A decision had to be made. Do we put her on morphine to ease her pain? If we put her on morphine, are we ready to accept the consequences? The results would be that it would negatively impact all the meds she's taking for her heart and the rest....meaning that if we put her on the morphine, she'd be declining and eventually die...but she'd die painlessly, rather than live longer, but in more pain and paralyzed. So the family had a meeting and the decision was made. We took her off support, put her on morphine, and moved her to hospice.

The first day or two she did really well, and it looked as though she was going to be lingering for a while. But then the last few days she took a drastic decline...until this morning when my sister was visiting her and she woke up...grabbed her face, kissed her...and said "I love you, Christina." And then..."See you next time."

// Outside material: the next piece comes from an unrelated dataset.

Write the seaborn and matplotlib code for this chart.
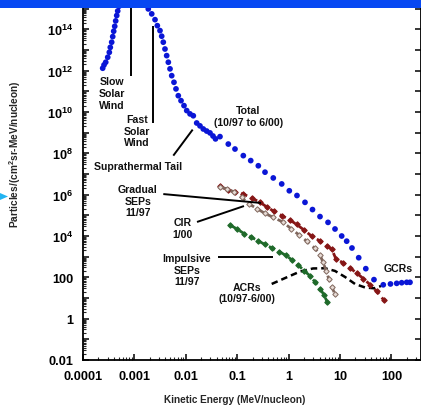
import numpy as np
import pandas as pd
import matplotlib
matplotlib.use("Agg")
import matplotlib.pyplot as plt
import seaborn as sns
from matplotlib.ticker import LogLocator, FuncFormatter, NullFormatter
from matplotlib.patches import Rectangle, Polygon

# ---------------- data (log10 of energy in MeV/nucleon, log10 of flux) ----------------
total_log_e = [-3.617, -3.591, -3.558, -3.519, -3.488, -3.469, -3.442, -3.422, -3.403, -3.383,
               -3.364, -3.344, -3.325, -3.300,
               -2.730, -2.663, -2.599, -2.554, -2.502, -2.469, -2.438, -2.405, -2.372, -2.340,
               -2.307, -2.274, -2.230, -2.191, -2.146, -2.093, -2.035, -1.982, -1.918, -1.854,
               -1.788, -1.724, -1.660, -1.594, -1.529, -1.471, -1.422, -1.335,
               -1.173, -1.043, -0.881, -0.737, -0.589, -0.459, -0.298, -0.134, 0.014, 0.163,
               0.319, 0.465, 0.611, 0.767, 0.903, 1.033, 1.130, 1.233, 1.364, 1.502,
               1.661, 1.842, 1.982, 2.103, 2.200, 2.298, 2.362]
total_log_flux = [12.12, 12.28, 12.41, 12.65, 12.89, 13.13, 13.38, 13.65, 13.91, 14.15,
                  14.41, 14.67, 14.89, 15.12,
                  14.99, 14.75, 14.47, 14.18, 13.94, 13.67, 13.38, 13.05, 12.73, 12.41,
                  12.09, 11.76, 11.44, 11.12, 10.79, 10.55, 10.31, 10.07, 9.91, 9.82,
                  9.47, 9.33, 9.18, 9.08, 8.99, 8.84, 8.70, 8.81,
                  8.45, 8.21, 7.89, 7.65, 7.40, 7.09, 6.81, 6.52, 6.19, 5.96,
                  5.63, 5.28, 4.94, 4.66, 4.34, 4.00, 3.75, 3.42, 2.95, 2.42,
                  1.89, 1.64, 1.68, 1.71, 1.74, 1.76, 1.76]

gradual_log_e = [-1.335, -1.179, -1.043, -0.881, -0.718, -0.556, -0.426, -0.284, -0.134, 0.027,
                 0.158, 0.300, 0.446, 0.611, 0.747, 0.838, 0.922, 1.064, 1.195, 1.325,
                 1.453, 1.584, 1.714, 1.856]
gradual_log_flux = [6.40, 6.23, 6.12, 6.03, 5.84, 5.63, 5.41, 5.19, 4.99, 4.77,
                    4.56, 4.29, 4.00, 3.76, 3.52, 3.37, 2.89, 2.70, 2.45, 2.21,
                    1.94, 1.65, 1.32, 0.89]

cir_log_e = [-1.335, -1.198, -1.062, -0.916, -0.770, -0.615, -0.459, -0.294, -0.109, 0.047,
             0.193, 0.358, 0.514, 0.611, 0.669, 0.728, 0.786, 0.844, 0.903]
cir_log_flux = [6.37, 6.28, 6.13, 5.87, 5.55, 5.33, 5.09, 4.90, 4.67, 4.36,
                4.07, 3.74, 3.40, 3.08, 2.74, 2.33, 1.90, 1.53, 1.17]

impulsive_log_e = [-1.140, -1.004, -0.868, -0.732, -0.595, -0.459, -0.323, -0.187, -0.051, 0.066,
                   0.183, 0.300, 0.416, 0.514, 0.611, 0.689, 0.747]
impulsive_log_flux = [4.53, 4.34, 4.12, 3.95, 3.77, 3.59, 3.42, 3.25, 3.06, 2.84,
                      2.60, 2.33, 2.07, 1.78, 1.46, 1.15, 0.83]

acr_log_e = [-0.329, -0.037, 0.222, 0.475, 0.708, 0.903, 1.097, 1.292, 1.486, 1.661, 1.798]
acr_log_flux = [1.68, 2.00, 2.28, 2.43, 2.44, 2.31, 2.02, 1.68, 1.51, 1.47, 1.58]

x_tick_values = [1e-4, 1e-3, 1e-2, 1e-1, 1, 10, 100]
x_tick_labels = ["0.0001", "0.001", "0.01", "0.1", "1", "10", "100"]


def frame(le, lf):
    return pd.DataFrame({"energy": np.power(10.0, le), "flux": np.power(10.0, lf)})


total = frame(total_log_e, total_log_flux)
gradual = frame(gradual_log_e, gradual_log_flux)
cir = frame(cir_log_e, cir_log_flux)
impulsive = frame(impulsive_log_e, impulsive_log_flux)
acr = frame(acr_log_e, acr_log_flux)

# ---------------- style ----------------
sns.set_style("ticks")
plt.rcParams["font.family"] = ["Liberation Sans", "DejaVu Sans"]
plt.rcParams["mathtext.fontset"] = "custom"
plt.rcParams["mathtext.rm"] = "Liberation Sans:bold"
plt.rcParams["mathtext.bf"] = "Liberation Sans:bold"
plt.rcParams["mathtext.it"] = "Liberation Sans:bold"
plt.rcParams["mathtext.default"] = "rm"

W, H = 421, 406
fig = plt.figure(figsize=(W / 100, H / 100), dpi=100)
fig.patch.set_facecolor("white")
ax = fig.add_axes([83 / W, 45 / H, 1 - 83 / W, 1 - 45 / H])
ax.set_xscale("log")
ax.set_yscale("log")
ax.set_xlim(1e-4, 10 ** 2.576)
ax.set_ylim(1e-2, 10 ** 15.47)

# ---------------- series ----------------
sns.scatterplot(data=total, x="energy", y="flux", ax=ax, color="#0a16d6", s=17,
                edgecolor="none", linewidth=0, zorder=5)
dash = (0, (2.4, 1.6))
sns.lineplot(data=gradual, x="energy", y="flux", ax=ax, color="#861616", sort=False,
             estimator=None, linestyle=dash, linewidth=2.0, marker="D",
             markersize=2.8, markeredgecolor="#861616", zorder=4)
sns.lineplot(data=cir, x="energy", y="flux", ax=ax, color="#7f665c", sort=False,
             estimator=None, linestyle=dash, linewidth=2.0, marker="D",
             markersize=2.8, markerfacecolor="#e6dad4", markeredgecolor="#7f665c",
             markeredgewidth=0.7, zorder=4)
sns.lineplot(data=impulsive, x="energy", y="flux", ax=ax, color="#1f6a2a", sort=False,
             estimator=None, linestyle=dash, linewidth=2.0, marker="D",
             markersize=2.8, markeredgecolor="#1f6a2a", zorder=4)
sns.lineplot(data=acr, x="energy", y="flux", ax=ax, color="black", sort=False,
             estimator=None, linestyle=(0, (2.6, 1.6)), linewidth=1.8, zorder=3)

# ---------------- annotations ----------------
tkw = dict(fontsize=7.6, fontweight="bold", ha="center", va="center", color="#111111",
           linespacing=1.2)


def P(le, lf):
    return 10 ** le, 10 ** lf


def leader(p1, p2):
    x1, y1 = P(*p1)
    x2, y2 = P(*p2)
    ax.plot([x1, x2], [y1, y2], color="black", lw=1.4, solid_capstyle="butt", zorder=6)


ax.text(*P(-3.445, 10.92), "Slow\nSolar\nWind", **tkw)
leader((-3.072, 11.73), (-3.072, 15.6))
ax.text(*P(-2.944, 9.10), "Fast\nSolar\nWind", **tkw)
leader((-2.632, 9.47), (-2.632, 14.18))
ax.text(*P(-2.924, 7.38), "Suprathermal Tail", **tkw)
leader((-2.243, 7.89), (-1.866, 9.15))
ax.text(*P(-0.784, 9.81), "Total\n(10/97 to 6/00)", **tkw)
ax.text(*P(-2.936, 5.70), "Gradual\nSEPs\n11/97", **tkw)
leader((-2.438, 6.03), (-0.537, 5.60))
ax.text(*P(-2.060, 4.39), "CIR\n1/00", **tkw)
leader((-1.782, 4.68), (-0.868, 5.45))
ax.text(*P(-1.977, 2.37), "Impulsive\nSEPs\n11/97", **tkw)
leader((-1.368, 2.97), (-0.298, 2.97))
ax.text(*P(-0.815, 1.27), "ACRs\n(10/97-6/00)", **tkw)
ax.text(*P(2.123, 2.44), "GCRs", **tkw)

# ---------------- axes ----------------
for s in ax.spines.values():
    s.set_linewidth(1.3)
    s.set_color("black")

ax.set_xticks(x_tick_values)
ax.set_xticklabels(x_tick_labels)
ax.xaxis.set_minor_locator(LogLocator(base=10, subs=np.arange(2, 10), numticks=40))
ax.xaxis.set_minor_formatter(NullFormatter())

ax.yaxis.set_major_locator(LogLocator(base=10, numticks=40))


def yfmt(v, pos):
    e = int(round(np.log10(v)))
    if e % 2:
        return ""
    if e == -2:
        return "0.01"
    if e == 0:
        return "1"
    if e == 2:
        return "100"
    return r"$10^{%d}$" % e


ax.yaxis.set_major_formatter(FuncFormatter(yfmt))
ax.yaxis.set_minor_locator(LogLocator(base=10, subs=np.arange(2, 10), numticks=40))
ax.yaxis.set_minor_formatter(NullFormatter())

ax.tick_params(which="major", direction="in", length=4.5, width=1.1, labelsize=9.2,
               pad=7, colors="black")
ax.tick_params(which="minor", direction="in", length=2.5, width=0.8)
ax.tick_params(axis="y", which="major", right=True, left=True)
ax.tick_params(axis="y", which="minor", left=True, right=False)
for lab in ax.get_xticklabels() + ax.get_yticklabels():
    lab.set_fontweight("bold")

ax.set_xlabel("Kinetic Energy (MeV/nucleon)", fontsize=7.2, fontweight="bold")
ax.set_ylabel("Particles/(cm$^2$sr-MeV/nucleon)", fontsize=7.3, fontweight="bold")
ax.xaxis.set_label_coords((235 - 83) / 338, (361 - 400) / 361)
ax.xaxis.label.set_va("center")
ax.yaxis.set_label_coords((15 - 83) / 338, (361 - 154) / 361)
ax.yaxis.label.set_va("center")

# ---------------- decorations (top bar, side marker) ----------------
fig.patches.append(Rectangle((0, 1 - 9 / H), 1, 9 / H, transform=fig.transFigure,
                             facecolor="#0748f2", edgecolor="none", zorder=20))
fig.patches.append(Polygon([(0, 1 - 194 / H), (8 / W, 1 - 197.5 / H), (0, 1 - 201 / H)],
                           closed=True, transform=fig.transFigure,
                           facecolor="#22b4f2", edgecolor="none", zorder=20))

fig.savefig("out.png", dpi=100)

And this is the first time in about a week that she's been lucid. And she appears to be rallying...which strongly suggests to me that she's coming back to say goodbye and give everyone closure. In my gut, in my bones, I know that's exactly what this is. It weighs on me, making me wish I could be there...to say good bye...to let her know how much I love her. To make sure she realizes that I know that if it weren't for her I'd never have had a chance to know my dad's side of my family. That I appreciated her standing up for us, and fighting for us...even with my indifferent father. And yet I'm not able to be there. I have responsibilities here...and we don't know how long she has...and I need to be there for her funeral. So I'm torn up on the inside, aching...hoping and praying she knows just how much I absolutely adore her. She was the softest...gentlest...most loving anchor to the family. I'll be just a bit more devastated when she's gone...

I'm so grateful that she loved me... I'll always love her.